## Exercise details
Drop the images; return everything else in the listing below exactly.

## Collected material
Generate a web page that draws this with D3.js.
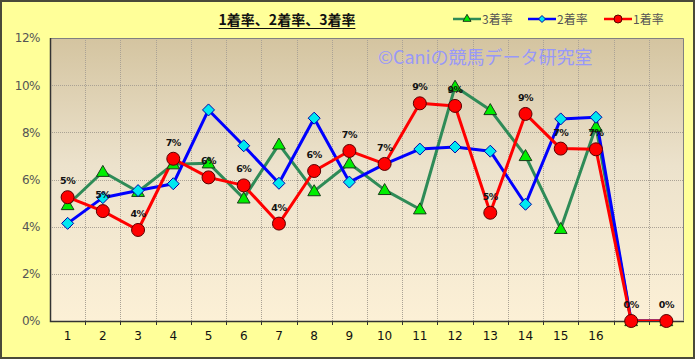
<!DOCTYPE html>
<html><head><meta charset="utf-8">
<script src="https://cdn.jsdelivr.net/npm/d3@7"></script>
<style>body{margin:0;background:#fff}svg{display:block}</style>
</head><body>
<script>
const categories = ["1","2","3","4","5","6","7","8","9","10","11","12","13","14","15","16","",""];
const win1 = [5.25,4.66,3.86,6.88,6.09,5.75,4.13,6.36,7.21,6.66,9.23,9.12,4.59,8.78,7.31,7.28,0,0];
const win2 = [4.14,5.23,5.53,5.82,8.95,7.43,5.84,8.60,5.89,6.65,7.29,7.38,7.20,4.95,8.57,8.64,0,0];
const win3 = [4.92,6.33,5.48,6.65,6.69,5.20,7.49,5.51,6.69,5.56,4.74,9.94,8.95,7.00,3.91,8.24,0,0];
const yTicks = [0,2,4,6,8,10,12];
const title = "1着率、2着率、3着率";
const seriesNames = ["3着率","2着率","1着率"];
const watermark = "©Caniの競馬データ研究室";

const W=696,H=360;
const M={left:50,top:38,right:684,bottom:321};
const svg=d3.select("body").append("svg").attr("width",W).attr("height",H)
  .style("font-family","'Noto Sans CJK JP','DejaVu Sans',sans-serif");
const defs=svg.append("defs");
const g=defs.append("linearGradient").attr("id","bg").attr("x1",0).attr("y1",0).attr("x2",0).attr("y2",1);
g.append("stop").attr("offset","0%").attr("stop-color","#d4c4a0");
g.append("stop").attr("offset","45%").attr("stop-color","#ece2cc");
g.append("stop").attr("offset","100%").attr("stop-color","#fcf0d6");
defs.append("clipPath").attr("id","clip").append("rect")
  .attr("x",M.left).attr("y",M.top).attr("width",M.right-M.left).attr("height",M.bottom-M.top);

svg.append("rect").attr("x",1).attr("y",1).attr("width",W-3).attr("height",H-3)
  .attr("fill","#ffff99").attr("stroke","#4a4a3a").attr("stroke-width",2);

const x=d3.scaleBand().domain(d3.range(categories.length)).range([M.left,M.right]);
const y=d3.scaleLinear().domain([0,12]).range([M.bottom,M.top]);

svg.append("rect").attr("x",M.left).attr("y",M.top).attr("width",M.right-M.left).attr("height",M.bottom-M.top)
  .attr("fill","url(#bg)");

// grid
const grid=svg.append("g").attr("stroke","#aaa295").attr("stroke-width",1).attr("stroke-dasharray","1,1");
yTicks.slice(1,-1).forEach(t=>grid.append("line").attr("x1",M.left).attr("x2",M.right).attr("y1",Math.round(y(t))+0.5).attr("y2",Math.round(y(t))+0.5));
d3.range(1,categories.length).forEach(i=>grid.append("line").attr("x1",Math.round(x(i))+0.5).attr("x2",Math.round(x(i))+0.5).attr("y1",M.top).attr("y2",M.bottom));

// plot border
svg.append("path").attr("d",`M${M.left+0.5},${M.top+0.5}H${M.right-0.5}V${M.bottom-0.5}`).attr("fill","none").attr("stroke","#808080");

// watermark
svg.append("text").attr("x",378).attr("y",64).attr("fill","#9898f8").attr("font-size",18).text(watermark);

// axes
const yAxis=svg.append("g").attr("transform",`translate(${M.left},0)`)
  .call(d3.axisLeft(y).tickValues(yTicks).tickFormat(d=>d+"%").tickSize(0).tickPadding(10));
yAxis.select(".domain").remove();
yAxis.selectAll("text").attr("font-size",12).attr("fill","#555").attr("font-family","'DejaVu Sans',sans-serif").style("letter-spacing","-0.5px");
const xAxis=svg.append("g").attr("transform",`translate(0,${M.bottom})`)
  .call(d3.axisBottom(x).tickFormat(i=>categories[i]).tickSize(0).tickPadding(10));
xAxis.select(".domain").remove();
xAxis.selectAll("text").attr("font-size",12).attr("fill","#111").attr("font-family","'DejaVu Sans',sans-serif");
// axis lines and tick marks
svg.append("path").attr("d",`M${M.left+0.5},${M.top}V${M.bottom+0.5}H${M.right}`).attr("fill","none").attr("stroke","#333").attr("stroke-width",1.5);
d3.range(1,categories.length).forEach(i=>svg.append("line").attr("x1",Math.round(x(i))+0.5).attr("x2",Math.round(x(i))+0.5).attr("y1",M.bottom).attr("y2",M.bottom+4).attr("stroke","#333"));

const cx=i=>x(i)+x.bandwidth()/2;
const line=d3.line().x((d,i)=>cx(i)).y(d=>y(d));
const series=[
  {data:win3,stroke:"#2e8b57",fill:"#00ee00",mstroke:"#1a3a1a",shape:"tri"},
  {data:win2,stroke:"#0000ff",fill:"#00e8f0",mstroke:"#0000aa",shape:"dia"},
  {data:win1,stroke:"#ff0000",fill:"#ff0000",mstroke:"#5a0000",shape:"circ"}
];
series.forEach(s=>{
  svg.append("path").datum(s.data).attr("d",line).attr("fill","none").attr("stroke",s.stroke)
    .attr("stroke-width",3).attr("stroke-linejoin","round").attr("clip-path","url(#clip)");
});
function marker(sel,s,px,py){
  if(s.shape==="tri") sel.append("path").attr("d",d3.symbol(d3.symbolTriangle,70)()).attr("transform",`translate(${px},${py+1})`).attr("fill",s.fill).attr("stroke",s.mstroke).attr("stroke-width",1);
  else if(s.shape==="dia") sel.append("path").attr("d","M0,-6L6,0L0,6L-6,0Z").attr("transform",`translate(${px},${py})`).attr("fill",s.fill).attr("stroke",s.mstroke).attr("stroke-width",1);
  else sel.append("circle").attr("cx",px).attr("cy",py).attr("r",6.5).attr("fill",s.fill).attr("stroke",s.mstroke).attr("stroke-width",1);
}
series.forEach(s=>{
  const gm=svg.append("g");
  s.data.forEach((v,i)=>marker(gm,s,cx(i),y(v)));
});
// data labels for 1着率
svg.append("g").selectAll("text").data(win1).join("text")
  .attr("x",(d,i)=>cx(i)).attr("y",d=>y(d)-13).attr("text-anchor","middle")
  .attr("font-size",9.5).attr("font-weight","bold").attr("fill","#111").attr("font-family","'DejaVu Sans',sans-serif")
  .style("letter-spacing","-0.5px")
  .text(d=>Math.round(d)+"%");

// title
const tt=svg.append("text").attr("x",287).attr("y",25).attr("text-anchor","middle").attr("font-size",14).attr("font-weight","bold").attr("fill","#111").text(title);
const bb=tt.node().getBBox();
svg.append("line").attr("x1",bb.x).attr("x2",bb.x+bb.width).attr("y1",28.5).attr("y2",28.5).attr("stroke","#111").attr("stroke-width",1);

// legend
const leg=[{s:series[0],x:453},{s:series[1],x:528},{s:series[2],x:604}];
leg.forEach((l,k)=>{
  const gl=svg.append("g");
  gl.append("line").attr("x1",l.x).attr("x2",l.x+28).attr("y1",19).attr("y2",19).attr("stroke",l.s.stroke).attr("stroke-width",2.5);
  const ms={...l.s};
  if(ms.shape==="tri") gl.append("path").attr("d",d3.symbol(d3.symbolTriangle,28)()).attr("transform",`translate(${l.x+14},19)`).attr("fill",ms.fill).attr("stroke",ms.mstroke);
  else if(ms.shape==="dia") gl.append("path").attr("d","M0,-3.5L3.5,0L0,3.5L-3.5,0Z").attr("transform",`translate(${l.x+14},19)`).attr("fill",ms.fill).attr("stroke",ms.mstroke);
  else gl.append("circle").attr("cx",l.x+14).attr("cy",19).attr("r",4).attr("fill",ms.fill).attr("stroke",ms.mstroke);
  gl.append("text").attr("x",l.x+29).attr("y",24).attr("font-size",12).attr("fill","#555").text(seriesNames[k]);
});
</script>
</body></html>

## Result for this task
Generate a web page that draws this with D3.js.
<!DOCTYPE html>
<html><head><meta charset="utf-8">
<script src="https://cdn.jsdelivr.net/npm/d3@7"></script>
<style>body{margin:0;background:#fff}svg{display:block}</style>
</head><body>
<script>
const categories = ["1","2","3","4","5","6","7","8","9","10","11","12","13","14","15","16","",""];
const win1 = [5.25,4.66,3.86,6.88,6.09,5.75,4.13,6.36,7.21,6.66,9.23,9.12,4.59,8.78,7.31,7.28,0,0];
const win2 = [4.14,5.23,5.53,5.82,8.95,7.43,5.84,8.60,5.89,6.65,7.29,7.38,7.20,4.95,8.57,8.64,0,0];
const win3 = [4.92,6.33,5.48,6.65,6.69,5.20,7.49,5.51,6.69,5.56,4.74,9.94,8.95,7.00,3.91,8.24,0,0];
const yTicks = [0,2,4,6,8,10,12];
const title = "1着率、2着率、3着率";
const seriesNames = ["3着率","2着率","1着率"];
const watermark = "©Caniの競馬データ研究室";

const W=696,H=360;
const M={left:50,top:38,right:684,bottom:321};
const svg=d3.select("body").append("svg").attr("width",W).attr("height",H)
  .style("font-family","'Noto Sans CJK JP','DejaVu Sans',sans-serif");
const defs=svg.append("defs");
const g=defs.append("linearGradient").attr("id","bg").attr("x1",0).attr("y1",0).attr("x2",0).attr("y2",1);
g.append("stop").attr("offset","0%").attr("stop-color","#d4c4a0");
g.append("stop").attr("offset","45%").attr("stop-color","#ece2cc");
g.append("stop").attr("offset","100%").attr("stop-color","#fcf0d6");
defs.append("clipPath").attr("id","clip").append("rect")
  .attr("x",M.left).attr("y",M.top).attr("width",M.right-M.left).attr("height",M.bottom-M.top);

svg.append("rect").attr("x",1).attr("y",1).attr("width",W-3).attr("height",H-3)
  .attr("fill","#ffff99").attr("stroke","#4a4a3a").attr("stroke-width",2);

const x=d3.scaleBand().domain(d3.range(categories.length)).range([M.left,M.right]);
const y=d3.scaleLinear().domain([0,12]).range([M.bottom,M.top]);

svg.append("rect").attr("x",M.left).attr("y",M.top).attr("width",M.right-M.left).attr("height",M.bottom-M.top)
  .attr("fill","url(#bg)");

// grid
const grid=svg.append("g").attr("stroke","#aaa295").attr("stroke-width",1).attr("stroke-dasharray","1,1");
yTicks.slice(1,-1).forEach(t=>grid.append("line").attr("x1",M.left).attr("x2",M.right).attr("y1",Math.round(y(t))+0.5).attr("y2",Math.round(y(t))+0.5));
d3.range(1,categories.length).forEach(i=>grid.append("line").attr("x1",Math.round(x(i))+0.5).attr("x2",Math.round(x(i))+0.5).attr("y1",M.top).attr("y2",M.bottom));

// plot border
svg.append("path").attr("d",`M${M.left+0.5},${M.top+0.5}H${M.right-0.5}V${M.bottom-0.5}`).attr("fill","none").attr("stroke","#808080");

// watermark
svg.append("text").attr("x",378).attr("y",64).attr("fill","#9898f8").attr("font-size",18).text(watermark);

// axes
const yAxis=svg.append("g").attr("transform",`translate(${M.left},0)`)
  .call(d3.axisLeft(y).tickValues(yTicks).tickFormat(d=>d+"%").tickSize(0).tickPadding(10));
yAxis.select(".domain").remove();
yAxis.selectAll("text").attr("font-size",12).attr("fill","#555").attr("font-family","'DejaVu Sans',sans-serif").style("letter-spacing","-0.5px");
const xAxis=svg.append("g").attr("transform",`translate(0,${M.bottom})`)
  .call(d3.axisBottom(x).tickFormat(i=>categories[i]).tickSize(0).tickPadding(10));
xAxis.select(".domain").remove();
xAxis.selectAll("text").attr("font-size",12).attr("fill","#111").attr("font-family","'DejaVu Sans',sans-serif");
// axis lines and tick marks
svg.append("path").attr("d",`M${M.left+0.5},${M.top}V${M.bottom+0.5}H${M.right}`).attr("fill","none").attr("stroke","#333").attr("stroke-width",1.5);
d3.range(1,categories.length).forEach(i=>svg.append("line").attr("x1",Math.round(x(i))+0.5).attr("x2",Math.round(x(i))+0.5).attr("y1",M.bottom).attr("y2",M.bottom+4).attr("stroke","#333"));

const cx=i=>x(i)+x.bandwidth()/2;
const line=d3.line().x((d,i)=>cx(i)).y(d=>y(d));
const series=[
  {data:win3,stroke:"#2e8b57",fill:"#00ee00",mstroke:"#1a3a1a",shape:"tri"},
  {data:win2,stroke:"#0000ff",fill:"#00e8f0",mstroke:"#0000aa",shape:"dia"},
  {data:win1,stroke:"#ff0000",fill:"#ff0000",mstroke:"#5a0000",shape:"circ"}
];
series.forEach(s=>{
  svg.append("path").datum(s.data).attr("d",line).attr("fill","none").attr("stroke",s.stroke)
    .attr("stroke-width",3).attr("stroke-linejoin","round").attr("clip-path","url(#clip)");
});
function marker(sel,s,px,py){
  if(s.shape==="tri") sel.append("path").attr("d",d3.symbol(d3.symbolTriangle,70)()).attr("transform",`translate(${px},${py+1})`).attr("fill",s.fill).attr("stroke",s.mstroke).attr("stroke-width",1);
  else if(s.shape==="dia") sel.append("path").attr("d","M0,-6L6,0L0,6L-6,0Z").attr("transform",`translate(${px},${py})`).attr("fill",s.fill).attr("stroke",s.mstroke).attr("stroke-width",1);
  else sel.append("circle").attr("cx",px).attr("cy",py).attr("r",6.5).attr("fill",s.fill).attr("stroke",s.mstroke).attr("stroke-width",1);
}
series.forEach(s=>{
  const gm=svg.append("g");
  s.data.forEach((v,i)=>marker(gm,s,cx(i),y(v)));
});
// data labels for 1着率
svg.append("g").selectAll("text").data(win1).join("text")
  .attr("x",(d,i)=>cx(i)).attr("y",d=>y(d)-13).attr("text-anchor","middle")
  .attr("font-size",9.5).attr("font-weight","bold").attr("fill","#111").attr("font-family","'DejaVu Sans',sans-serif")
  .style("letter-spacing","-0.5px")
  .text(d=>Math.round(d)+"%");

// title
const tt=svg.append("text").attr("x",287).attr("y",25).attr("text-anchor","middle").attr("font-size",14).attr("font-weight","bold").attr("fill","#111").text(title);
const bb=tt.node().getBBox();
svg.append("line").attr("x1",bb.x).attr("x2",bb.x+bb.width).attr("y1",28.5).attr("y2",28.5).attr("stroke","#111").attr("stroke-width",1);

// legend
const leg=[{s:series[0],x:453},{s:series[1],x:528},{s:series[2],x:604}];
leg.forEach((l,k)=>{
  const gl=svg.append("g");
  gl.append("line").attr("x1",l.x).attr("x2",l.x+28).attr("y1",19).attr("y2",19).attr("stroke",l.s.stroke).attr("stroke-width",2.5);
  const ms={...l.s};
  if(ms.shape==="tri") gl.append("path").attr("d",d3.symbol(d3.symbolTriangle,28)()).attr("transform",`translate(${l.x+14},19)`).attr("fill",ms.fill).attr("stroke",ms.mstroke);
  else if(ms.shape==="dia") gl.append("path").attr("d","M0,-3.5L3.5,0L0,3.5L-3.5,0Z").attr("transform",`translate(${l.x+14},19)`).attr("fill",ms.fill).attr("stroke",ms.mstroke);
  else gl.append("circle").attr("cx",l.x+14).attr("cy",19).attr("r",4).attr("fill",ms.fill).attr("stroke",ms.mstroke);
  gl.append("text").attr("x",l.x+29).attr("y",24).attr("font-size",12).attr("fill","#555").text(seriesNames[k]);
});
</script>
</body></html>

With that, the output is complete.